German import prices rose 0.2% on month and fell 0.7% on year  in December, which was the smallest 12-month rate of decline since May 2019. Excluding petroleum products, import prices were 1.9% below year-earlier levels.

British shop prices in January recorded a 0.3% dip from a year earlier, their smallest drop in 6 months. The U.K. Nationwide house price  index was 1.9% higher than a year earlier in January, its greatest on-year advance in 19 months.

Money growth in the euro area ended 2019 on a weak note. M3 posted a December-over-December increase of just 5.0% after November’s 5.6% result. All broad components of M3 contributed to the slowdown.

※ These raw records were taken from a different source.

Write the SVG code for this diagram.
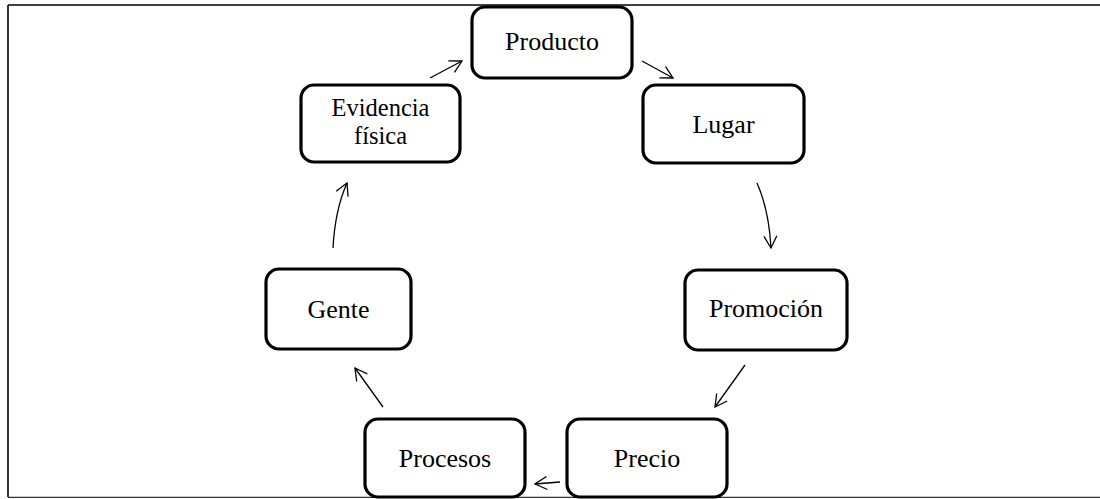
<svg xmlns="http://www.w3.org/2000/svg" width="1100" height="499" viewBox="0 0 1100 499">
<defs>
<style>
.box{fill:#fff;stroke:#000;stroke-width:3.2}
.lbl{font-family:"Liberation Serif","Times New Roman",serif;font-size:26px;fill:#000;text-anchor:middle}
.sm{font-size:24.5px}
.con{fill:none;stroke:#000;stroke-width:1.3}
.frame{stroke:#000;stroke-width:1.6;fill:none}
</style>
<marker id="ah" markerWidth="16" markerHeight="16" refX="14" refY="8" orient="auto" markerUnits="userSpaceOnUse">
<path d="M2,1.5 L14,8 L2,14.5" fill="none" stroke="#000" stroke-width="1.3"/>
</marker>
</defs>
<rect width="1100" height="499" fill="#fff"/>
<g id="frame">
<line class="frame" x1="8" y1="5" x2="1100" y2="5"/>
<line class="frame" x1="8" y1="5" x2="8" y2="497"/>
<line x1="8" y1="497.3" x2="1100" y2="497.3" stroke="#333" stroke-width="1.3"/>
</g>
<g id="connectors">
<line class="con" x1="430" y1="78" x2="462" y2="61" marker-end="url(#ah)"/>
<line class="con" x1="642" y1="61" x2="673" y2="78" marker-end="url(#ah)"/>
<path class="con" d="M757,183 Q769,210 771,248" marker-end="url(#ah)"/>
<line class="con" x1="745" y1="365" x2="715" y2="407" marker-end="url(#ah)"/>
<line class="con" x1="560" y1="482" x2="535" y2="484" marker-end="url(#ah)"/>
<line class="con" x1="383" y1="407" x2="355" y2="368" marker-end="url(#ah)"/>
<path class="con" d="M333,248 Q335,210 347,183" marker-end="url(#ah)"/>
</g>
<g id="producto"><rect class="box" x="472" y="7" width="160" height="71" rx="13"/><text class="lbl" x="552" y="50">Producto</text></g>
<g id="lugar"><rect class="box" x="643" y="85" width="161" height="78" rx="13"/><text class="lbl" x="723.5" y="133">Lugar</text></g>
<g id="evidencia"><rect class="box" x="301" y="85" width="159" height="77" rx="13"/><text class="lbl sm" x="380.5" y="116">Evidencia</text><text class="lbl sm" x="380.5" y="144">física</text></g>
<g id="gente"><rect class="box" x="266" y="269" width="145" height="80" rx="13"/><text class="lbl" x="338.5" y="318">Gente</text></g>
<g id="promocion"><rect class="box" x="685" y="270" width="162" height="80" rx="13"/><text class="lbl" x="766" y="317">Promoción</text></g>
<g id="procesos"><rect class="box" x="365" y="419" width="160" height="78" rx="13"/><text class="lbl" x="445" y="467">Procesos</text></g>
<g id="precio"><rect class="box" x="567" y="419" width="160" height="78" rx="13"/><text class="lbl" x="647" y="467">Precio</text></g>
</svg>
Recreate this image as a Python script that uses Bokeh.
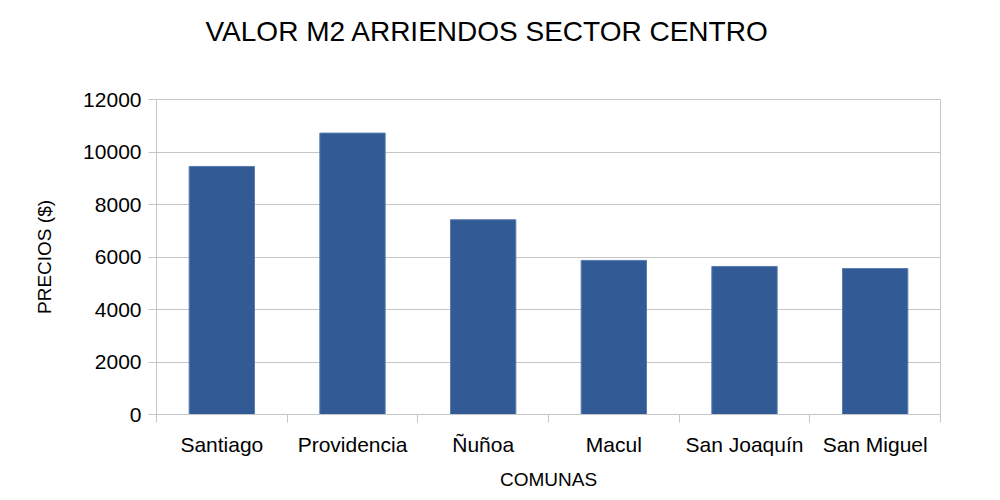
from bokeh.plotting import figure
from bokeh.models import Range1d, FixedTicker, ColumnDataSource, Title
from bokeh.embed import file_html
from bokeh.resources import INLINE

titulo = "VALOR M2 ARRIENDOS SECTOR CENTRO"
comunas = ["Santiago", "Providencia", "Ñuñoa", "Macul", "San Joaquín", "San Miguel"]
precios = [9450, 10720, 7420, 5870, 5640, 5560]
y_ticks = [0, 2000, 4000, 6000, 8000, 10000, 12000]

FONT = "Liberation Sans"
GRID = "#c6c6c6"

xs = [i + 0.5 for i in range(len(comunas))]
src = ColumnDataSource(dict(x=xs, top=precios, name=comunas))

p = figure(width=1000, height=500, output_backend="svg", toolbar_location=None,
           x_range=Range1d(0, len(comunas)), y_range=Range1d(0, 12000),
           min_border_left=156, min_border_right=60, min_border_top=99, min_border_bottom=86)

p.vbar(x="x", top="top", width=0.5, source=src, fill_color="#325a94",
       line_color="#5a7db0", line_width=1)

# spacer panel between title and frame
p.add_layout(Title(text=" ", text_font_size="32px"), "above")
p.add_layout(Title(text=titulo, text_font=FONT, text_font_size="28px",
                   text_font_style="normal", text_color="#000000",
                   align="left", offset=49), "above")

# x axis
p.xaxis.ticker = FixedTicker(ticks=xs, minor_ticks=list(range(len(comunas) + 1)))
p.xaxis.major_label_overrides = {x: c for x, c in zip(xs, comunas)}
p.xaxis.major_tick_out = 0
p.xaxis.major_tick_in = 0
p.xaxis.minor_tick_out = 8
p.xaxis.minor_tick_in = 0
p.xaxis.minor_tick_line_color = GRID
p.xaxis.axis_label = "COMUNAS"

# y axis
p.yaxis.ticker = FixedTicker(ticks=y_ticks)
p.yaxis.major_tick_out = 8
p.yaxis.major_tick_in = 0
p.yaxis.minor_tick_line_color = None
p.yaxis.major_tick_line_color = GRID
p.yaxis.axis_label = "PRECIOS ($)"

for ax in (p.xaxis, p.yaxis):
    ax.axis_line_color = GRID
    ax.major_label_text_font = FONT
    ax.major_label_text_font_size = "21px"
    ax.major_label_text_color = "#000000"
    ax.axis_label_text_font = FONT
    ax.axis_label_text_font_size = "19px"
    ax.axis_label_text_font_style = "normal"
    ax.axis_label_text_color = "#000000"

p.xaxis.major_label_standoff = 10
p.xaxis.axis_label_standoff = 10
p.yaxis.major_label_standoff = 7
p.yaxis.axis_label_standoff = 25

p.xgrid.grid_line_color = None
p.ygrid.grid_line_color = GRID
p.ygrid.grid_line_width = 1
p.outline_line_color = GRID
p.background_fill_color = "white"
p.border_fill_color = "white"

open("out.html", "w").write(file_html(p, INLINE))
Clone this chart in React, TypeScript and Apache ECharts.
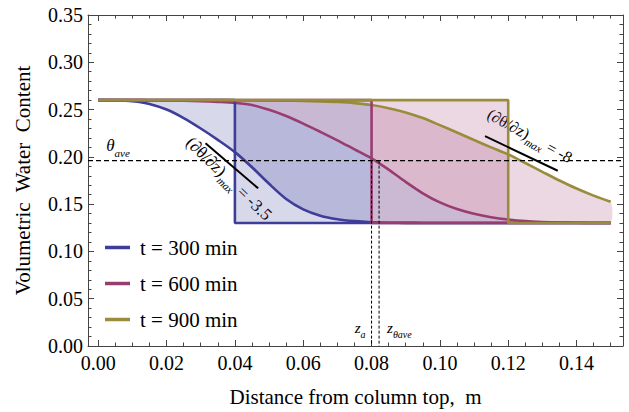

The Swiss ZEW expectations index, a gauge of investor sentiment, printed at 8.3 in January, down from 12.5 in December. Previously, this data series had results below zero.

Spanish retail sales posted a 0.7% monthly drop in December, the largest decline since October 2017. Compared to a year earlier, the 1.7% increase was the smallest since April.

Italian overall business sentiment slid to a 2-month low this month, but manufacturing went up half an index point.

Austria’s manufacturing purchasing managers index in January recovered to a 9-month high of 49.2 in January from 46.0 in December and an 83-month low of 45.1 last September. Readings below 50 still connote deteriorating conditions, but the pace of contraction was only slight this month.

A summary of this month’s Bank of Japan Board review of monetary policy reveals a deepening rift on the policy committee between members advocating for additional monetary stimulus and others fearful of irreversible harm from prolonged ultra-low interest costs and massive asset buying. The word “Japanification” has entered the global economic vocabulary to define unsuccessful policy efforts to eradicate decades of meager economic growth and a propensity toward price deflation. That stigma is embarrassing Japanese officials.

The preliminary estimate of the U.S. trade deficit in December of $68.3 billion after $68.2 billion in November was slightly smaller than anticipated.

U.S. pending home sales surprisingly fell 4.9% last month, resulting in a smaller-than-presumed 4.6% increase from a year earlier.

Chilean central bankers are also reviewing monetary policy today.